Boyd closed at $15.35, down from $17.85 a month earlier.

"On the surface, it doesn't appear that the new property has driven as much increased demand in its first month as was expected. It will be interesting to see if the Atlantic City market will draw new visitors with this younger, hipper facility," Gordon said.

"Some (stocks such as Boyd) underperformed the broader markets because of disappointing earnings, but industry fundamentals still looked strong and look good for the fall," said Deutsche Bank analyst Marc Falcone.

In August, slot manufacturer WMS Industries posted the largest increase in daily average stock price from the prior month, closing at $23.95, up 36 percent.

"During August, WMS released earnings for their 4th fiscal quarter, which provided positive results at the top line. Revenue growth was driven by increased sales of equipment, despite declines in gaming revenue. WMS received several Wall Street upgrades, notwithstanding a sharp decline in profitability, mainly because of several one-time charges," Gordon said.

WMS is expected to unveil its new slot machine operating system and expanded product line at the G2E trade show on Sept. 16 in Las Vegas.

"Investors are betting on the success of their self proclaimed 're-emergence plan,' " Gordon said.

Looking ahead, "we are anticipating a relatively stable performance for the balance of 2003 from the major operators assuming no significant world events," Gordon said.

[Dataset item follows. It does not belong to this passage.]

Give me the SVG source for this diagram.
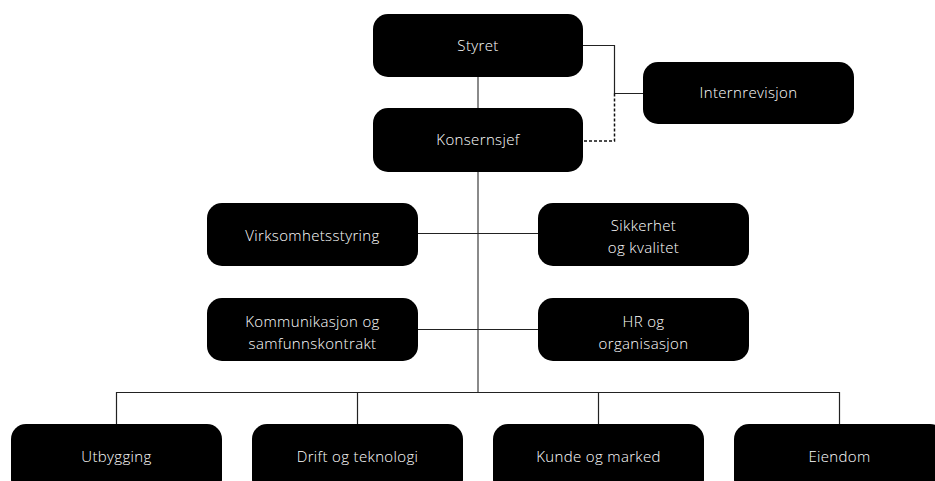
<svg xmlns="http://www.w3.org/2000/svg" width="935" height="481" viewBox="0 0 935 481">
<style>
.box{fill:#000}
.t{fill:#fff;font-family:"Open Sans","Noto Sans",sans-serif;font-size:15px;font-weight:300;letter-spacing:0.35px;text-anchor:middle}
.ln{fill:none;stroke:#222;stroke-width:1.2}
.gr{fill:none;stroke:#8a8a8a;stroke-width:2}
.ds{fill:none;stroke:#111;stroke-width:1.5;stroke-dasharray:3 2}
</style>
<g id="connectors">
<line class="gr" x1="478" y1="77" x2="478" y2="393"/>
<polyline class="ln" points="583,45.5 614.5,45.5 614.5,93.5 643,93.5"/>
<polyline class="ds" points="614.5,93.5 614.5,141 583,141"/>
<line class="ln" x1="418" y1="233.5" x2="538" y2="233.5"/>
<line class="ln" x1="418" y1="329.5" x2="538" y2="329.5"/>
<polyline class="ln" points="116.5,424 116.5,392.5 839.5,392.5 839.5,424"/>
<line class="ln" x1="357.5" y1="392.5" x2="357.5" y2="424"/>
<line class="ln" x1="598.5" y1="392.5" x2="598.5" y2="424"/>
</g>
<g id="styret"><rect class="box" x="373" y="14" width="210" height="63" rx="15"/><text class="t" x="478" y="51">Styret</text></g>
<g id="konsernsjef"><rect class="box" x="373" y="108" width="210" height="64" rx="15"/><text class="t" x="478" y="145">Konsernsjef</text></g>
<g id="internrevisjon"><rect class="box" x="643" y="62" width="211" height="62" rx="15"/><text class="t" x="748.5" y="98">Internrevisjon</text></g>
<g id="virksomhetsstyring"><rect class="box" x="207" y="203" width="211" height="63" rx="15"/><text class="t" x="312.5" y="240.5">Virksomhetsstyring</text></g>
<g id="sikkerhet"><rect class="box" x="538" y="203" width="211" height="63" rx="15"/><text class="t" x="643.5" y="231">Sikkerhet</text><text class="t" x="643.5" y="253">og kvalitet</text></g>
<g id="kommunikasjon"><rect class="box" x="207" y="298" width="211" height="63" rx="15"/><text class="t" x="312.5" y="326.5">Kommunikasjon og</text><text class="t" x="312.5" y="348.5">samfunnskontrakt</text></g>
<g id="hr"><rect class="box" x="538" y="298" width="211" height="63" rx="15"/><text class="t" x="643.5" y="326.5">HR og</text><text class="t" x="643.5" y="348.5">organisasjon</text></g>
<g id="utbygging"><rect class="box" x="11" y="424" width="211" height="70" rx="15"/><text class="t" x="116.5" y="462">Utbygging</text></g>
<g id="drift"><rect class="box" x="252" y="424" width="211" height="70" rx="15"/><text class="t" x="357.5" y="462">Drift og teknologi</text></g>
<g id="kunde"><rect class="box" x="493" y="424" width="211" height="70" rx="15"/><text class="t" x="598.5" y="462">Kunde og marked</text></g>
<g id="eiendom"><rect class="box" x="734" y="424" width="211" height="70" rx="15"/><text class="t" x="839.5" y="462">Eiendom</text></g>
</svg>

At Blaylock and Partners, analyst Ray Neidl said the gaming sector is being driven by increasing convention business and economic recovery, both of which should keep Las Vegas doing well into the fall.

Fulcrum's Greff, however, urged caution.

"Remember that September is a big month, accounting for 40 to 45 percent of total third quarter revenues, so it's too early to get very excited about quarterly numbers," Greff said.